* [Set exercise]: Word for word, quote all of the material, omitting the pictures.

* [Source excerpt]:
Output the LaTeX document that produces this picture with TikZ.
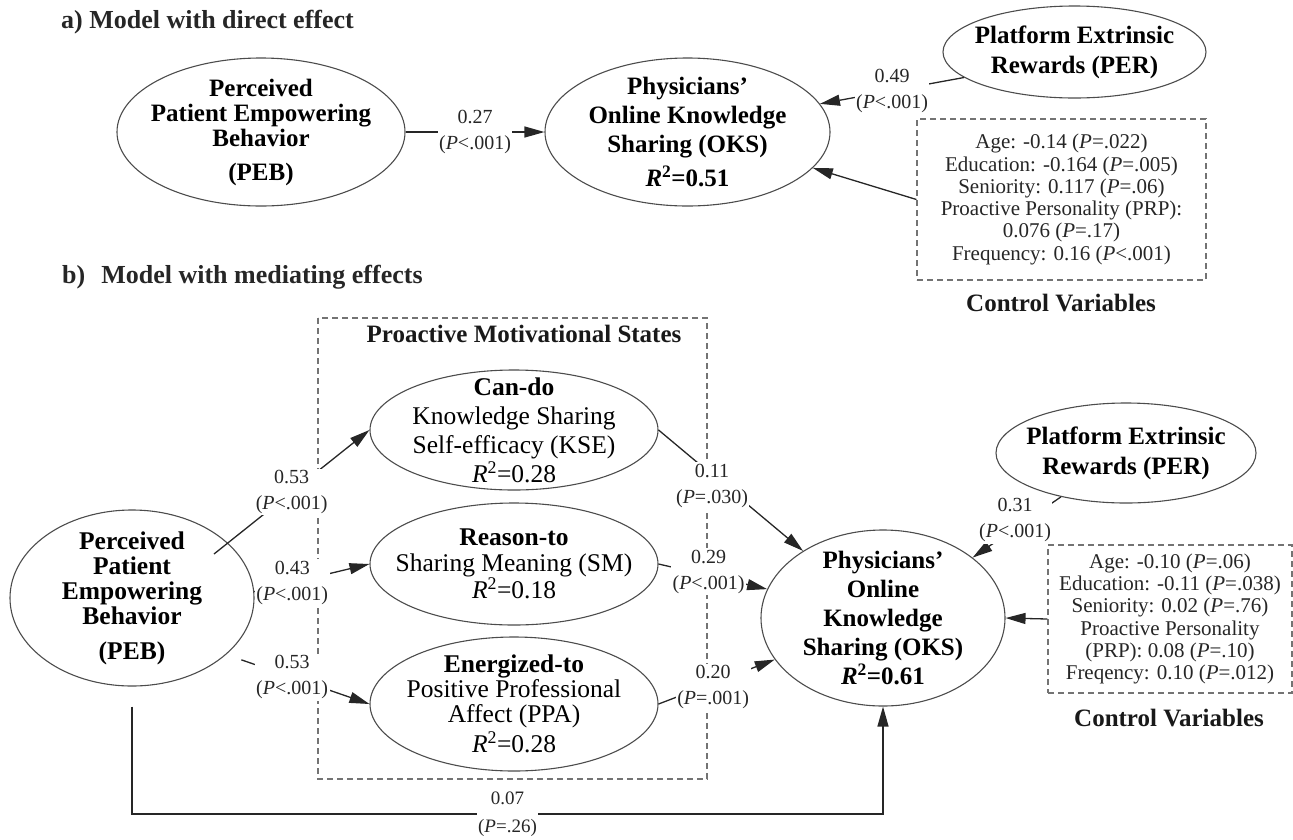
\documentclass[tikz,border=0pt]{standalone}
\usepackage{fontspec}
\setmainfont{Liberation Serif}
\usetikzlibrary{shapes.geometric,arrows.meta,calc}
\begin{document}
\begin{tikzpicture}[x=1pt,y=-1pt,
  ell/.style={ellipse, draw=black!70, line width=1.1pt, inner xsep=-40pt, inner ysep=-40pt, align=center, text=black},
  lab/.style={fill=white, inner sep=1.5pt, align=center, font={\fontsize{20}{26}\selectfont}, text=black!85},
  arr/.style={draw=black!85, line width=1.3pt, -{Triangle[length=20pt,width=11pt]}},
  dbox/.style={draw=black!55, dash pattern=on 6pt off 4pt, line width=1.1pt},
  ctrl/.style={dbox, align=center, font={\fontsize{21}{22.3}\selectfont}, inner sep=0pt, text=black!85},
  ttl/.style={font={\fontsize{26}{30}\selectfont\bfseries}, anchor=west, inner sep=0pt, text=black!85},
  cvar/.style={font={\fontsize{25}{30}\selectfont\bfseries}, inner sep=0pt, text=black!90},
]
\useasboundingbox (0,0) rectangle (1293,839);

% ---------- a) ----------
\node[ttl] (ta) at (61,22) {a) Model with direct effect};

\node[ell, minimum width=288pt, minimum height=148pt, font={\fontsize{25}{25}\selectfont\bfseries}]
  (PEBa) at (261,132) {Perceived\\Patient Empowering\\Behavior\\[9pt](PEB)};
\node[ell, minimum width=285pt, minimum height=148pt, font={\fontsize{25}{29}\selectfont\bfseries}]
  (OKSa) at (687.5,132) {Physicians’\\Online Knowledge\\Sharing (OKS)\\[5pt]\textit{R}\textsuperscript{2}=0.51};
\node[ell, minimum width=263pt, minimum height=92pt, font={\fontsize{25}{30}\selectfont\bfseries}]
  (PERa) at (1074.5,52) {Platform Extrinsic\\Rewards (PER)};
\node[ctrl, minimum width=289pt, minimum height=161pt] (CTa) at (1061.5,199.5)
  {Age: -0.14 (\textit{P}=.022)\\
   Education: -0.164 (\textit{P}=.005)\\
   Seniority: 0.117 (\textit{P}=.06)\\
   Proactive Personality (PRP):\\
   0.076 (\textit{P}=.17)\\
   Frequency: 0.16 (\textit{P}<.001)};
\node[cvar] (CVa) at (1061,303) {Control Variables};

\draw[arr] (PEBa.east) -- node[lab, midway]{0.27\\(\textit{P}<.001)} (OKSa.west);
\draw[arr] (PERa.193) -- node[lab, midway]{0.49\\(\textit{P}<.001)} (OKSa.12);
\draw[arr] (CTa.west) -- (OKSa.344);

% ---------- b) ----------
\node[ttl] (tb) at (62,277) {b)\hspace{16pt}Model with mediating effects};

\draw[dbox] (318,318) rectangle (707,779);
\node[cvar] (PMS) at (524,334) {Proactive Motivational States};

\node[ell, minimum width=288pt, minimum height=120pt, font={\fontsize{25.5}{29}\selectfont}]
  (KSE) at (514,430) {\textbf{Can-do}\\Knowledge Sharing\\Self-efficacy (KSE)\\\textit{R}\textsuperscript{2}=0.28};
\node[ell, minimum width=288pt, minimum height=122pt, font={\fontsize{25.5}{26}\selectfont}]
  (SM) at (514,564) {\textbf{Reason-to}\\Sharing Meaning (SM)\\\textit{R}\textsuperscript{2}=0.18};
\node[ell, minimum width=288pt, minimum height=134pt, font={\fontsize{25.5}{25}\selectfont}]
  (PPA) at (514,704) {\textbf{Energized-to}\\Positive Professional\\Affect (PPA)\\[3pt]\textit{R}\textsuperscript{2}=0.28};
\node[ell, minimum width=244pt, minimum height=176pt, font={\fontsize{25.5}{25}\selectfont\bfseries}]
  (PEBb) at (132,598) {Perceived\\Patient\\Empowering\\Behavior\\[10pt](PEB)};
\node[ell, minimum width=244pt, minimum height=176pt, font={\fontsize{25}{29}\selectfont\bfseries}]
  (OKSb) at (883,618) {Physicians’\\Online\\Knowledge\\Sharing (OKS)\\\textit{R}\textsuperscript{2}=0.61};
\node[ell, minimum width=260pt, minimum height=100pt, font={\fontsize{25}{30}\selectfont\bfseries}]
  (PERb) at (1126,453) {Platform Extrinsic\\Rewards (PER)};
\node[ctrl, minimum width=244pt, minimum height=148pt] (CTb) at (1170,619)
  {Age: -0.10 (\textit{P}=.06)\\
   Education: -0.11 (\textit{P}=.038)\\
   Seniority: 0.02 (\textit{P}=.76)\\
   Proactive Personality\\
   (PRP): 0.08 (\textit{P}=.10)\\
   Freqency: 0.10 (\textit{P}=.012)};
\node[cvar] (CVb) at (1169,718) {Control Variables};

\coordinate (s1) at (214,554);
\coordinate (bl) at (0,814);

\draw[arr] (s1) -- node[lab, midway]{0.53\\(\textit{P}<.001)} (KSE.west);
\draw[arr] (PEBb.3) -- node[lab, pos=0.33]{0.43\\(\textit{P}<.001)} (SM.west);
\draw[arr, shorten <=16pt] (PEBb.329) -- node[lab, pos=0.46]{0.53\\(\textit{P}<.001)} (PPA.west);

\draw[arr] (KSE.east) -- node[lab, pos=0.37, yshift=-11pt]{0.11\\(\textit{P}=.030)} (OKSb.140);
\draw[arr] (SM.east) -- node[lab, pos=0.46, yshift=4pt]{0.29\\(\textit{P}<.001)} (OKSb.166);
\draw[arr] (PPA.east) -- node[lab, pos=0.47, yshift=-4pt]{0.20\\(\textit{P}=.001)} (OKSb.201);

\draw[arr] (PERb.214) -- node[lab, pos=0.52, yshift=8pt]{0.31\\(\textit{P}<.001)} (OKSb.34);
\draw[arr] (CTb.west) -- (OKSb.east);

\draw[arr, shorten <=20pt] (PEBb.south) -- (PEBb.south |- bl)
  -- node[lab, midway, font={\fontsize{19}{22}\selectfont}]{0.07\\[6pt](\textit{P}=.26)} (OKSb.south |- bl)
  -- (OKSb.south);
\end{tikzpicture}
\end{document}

* [Solution for this problem]:
Output the LaTeX document that produces this picture with TikZ.
\documentclass[tikz,border=0pt]{standalone}
\usepackage{fontspec}
\setmainfont{Liberation Serif}
\usetikzlibrary{shapes.geometric,arrows.meta,calc}
\begin{document}
\begin{tikzpicture}[x=1pt,y=-1pt,
  ell/.style={ellipse, draw=black!70, line width=1.1pt, inner xsep=-40pt, inner ysep=-40pt, align=center, text=black},
  lab/.style={fill=white, inner sep=1.5pt, align=center, font={\fontsize{20}{26}\selectfont}, text=black!85},
  arr/.style={draw=black!85, line width=1.3pt, -{Triangle[length=20pt,width=11pt]}},
  dbox/.style={draw=black!55, dash pattern=on 6pt off 4pt, line width=1.1pt},
  ctrl/.style={dbox, align=center, font={\fontsize{21}{22.3}\selectfont}, inner sep=0pt, text=black!85},
  ttl/.style={font={\fontsize{26}{30}\selectfont\bfseries}, anchor=west, inner sep=0pt, text=black!85},
  cvar/.style={font={\fontsize{25}{30}\selectfont\bfseries}, inner sep=0pt, text=black!90},
]
\useasboundingbox (0,0) rectangle (1293,839);

% ---------- a) ----------
\node[ttl] (ta) at (61,22) {a) Model with direct effect};

\node[ell, minimum width=288pt, minimum height=148pt, font={\fontsize{25}{25}\selectfont\bfseries}]
  (PEBa) at (261,132) {Perceived\\Patient Empowering\\Behavior\\[9pt](PEB)};
\node[ell, minimum width=285pt, minimum height=148pt, font={\fontsize{25}{29}\selectfont\bfseries}]
  (OKSa) at (687.5,132) {Physicians’\\Online Knowledge\\Sharing (OKS)\\[5pt]\textit{R}\textsuperscript{2}=0.51};
\node[ell, minimum width=263pt, minimum height=92pt, font={\fontsize{25}{30}\selectfont\bfseries}]
  (PERa) at (1074.5,52) {Platform Extrinsic\\Rewards (PER)};
\node[ctrl, minimum width=289pt, minimum height=161pt] (CTa) at (1061.5,199.5)
  {Age: -0.14 (\textit{P}=.022)\\
   Education: -0.164 (\textit{P}=.005)\\
   Seniority: 0.117 (\textit{P}=.06)\\
   Proactive Personality (PRP):\\
   0.076 (\textit{P}=.17)\\
   Frequency: 0.16 (\textit{P}<.001)};
\node[cvar] (CVa) at (1061,303) {Control Variables};

\draw[arr] (PEBa.east) -- node[lab, midway]{0.27\\(\textit{P}<.001)} (OKSa.west);
\draw[arr] (PERa.193) -- node[lab, midway]{0.49\\(\textit{P}<.001)} (OKSa.12);
\draw[arr] (CTa.west) -- (OKSa.344);

% ---------- b) ----------
\node[ttl] (tb) at (62,277) {b)\hspace{16pt}Model with mediating effects};

\draw[dbox] (318,318) rectangle (707,779);
\node[cvar] (PMS) at (524,334) {Proactive Motivational States};

\node[ell, minimum width=288pt, minimum height=120pt, font={\fontsize{25.5}{29}\selectfont}]
  (KSE) at (514,430) {\textbf{Can-do}\\Knowledge Sharing\\Self-efficacy (KSE)\\\textit{R}\textsuperscript{2}=0.28};
\node[ell, minimum width=288pt, minimum height=122pt, font={\fontsize{25.5}{26}\selectfont}]
  (SM) at (514,564) {\textbf{Reason-to}\\Sharing Meaning (SM)\\\textit{R}\textsuperscript{2}=0.18};
\node[ell, minimum width=288pt, minimum height=134pt, font={\fontsize{25.5}{25}\selectfont}]
  (PPA) at (514,704) {\textbf{Energized-to}\\Positive Professional\\Affect (PPA)\\[3pt]\textit{R}\textsuperscript{2}=0.28};
\node[ell, minimum width=244pt, minimum height=176pt, font={\fontsize{25.5}{25}\selectfont\bfseries}]
  (PEBb) at (132,598) {Perceived\\Patient\\Empowering\\Behavior\\[10pt](PEB)};
\node[ell, minimum width=244pt, minimum height=176pt, font={\fontsize{25}{29}\selectfont\bfseries}]
  (OKSb) at (883,618) {Physicians’\\Online\\Knowledge\\Sharing (OKS)\\\textit{R}\textsuperscript{2}=0.61};
\node[ell, minimum width=260pt, minimum height=100pt, font={\fontsize{25}{30}\selectfont\bfseries}]
  (PERb) at (1126,453) {Platform Extrinsic\\Rewards (PER)};
\node[ctrl, minimum width=244pt, minimum height=148pt] (CTb) at (1170,619)
  {Age: -0.10 (\textit{P}=.06)\\
   Education: -0.11 (\textit{P}=.038)\\
   Seniority: 0.02 (\textit{P}=.76)\\
   Proactive Personality\\
   (PRP): 0.08 (\textit{P}=.10)\\
   Freqency: 0.10 (\textit{P}=.012)};
\node[cvar] (CVb) at (1169,718) {Control Variables};

\coordinate (s1) at (214,554);
\coordinate (bl) at (0,814);

\draw[arr] (s1) -- node[lab, midway]{0.53\\(\textit{P}<.001)} (KSE.west);
\draw[arr] (PEBb.3) -- node[lab, pos=0.33]{0.43\\(\textit{P}<.001)} (SM.west);
\draw[arr, shorten <=16pt] (PEBb.329) -- node[lab, pos=0.46]{0.53\\(\textit{P}<.001)} (PPA.west);

\draw[arr] (KSE.east) -- node[lab, pos=0.37, yshift=-11pt]{0.11\\(\textit{P}=.030)} (OKSb.140);
\draw[arr] (SM.east) -- node[lab, pos=0.46, yshift=4pt]{0.29\\(\textit{P}<.001)} (OKSb.166);
\draw[arr] (PPA.east) -- node[lab, pos=0.47, yshift=-4pt]{0.20\\(\textit{P}=.001)} (OKSb.201);

\draw[arr] (PERb.214) -- node[lab, pos=0.52, yshift=8pt]{0.31\\(\textit{P}<.001)} (OKSb.34);
\draw[arr] (CTb.west) -- (OKSb.east);

\draw[arr, shorten <=20pt] (PEBb.south) -- (PEBb.south |- bl)
  -- node[lab, midway, font={\fontsize{19}{22}\selectfont}]{0.07\\[6pt](\textit{P}=.26)} (OKSb.south |- bl)
  -- (OKSb.south);
\end{tikzpicture}
\end{document}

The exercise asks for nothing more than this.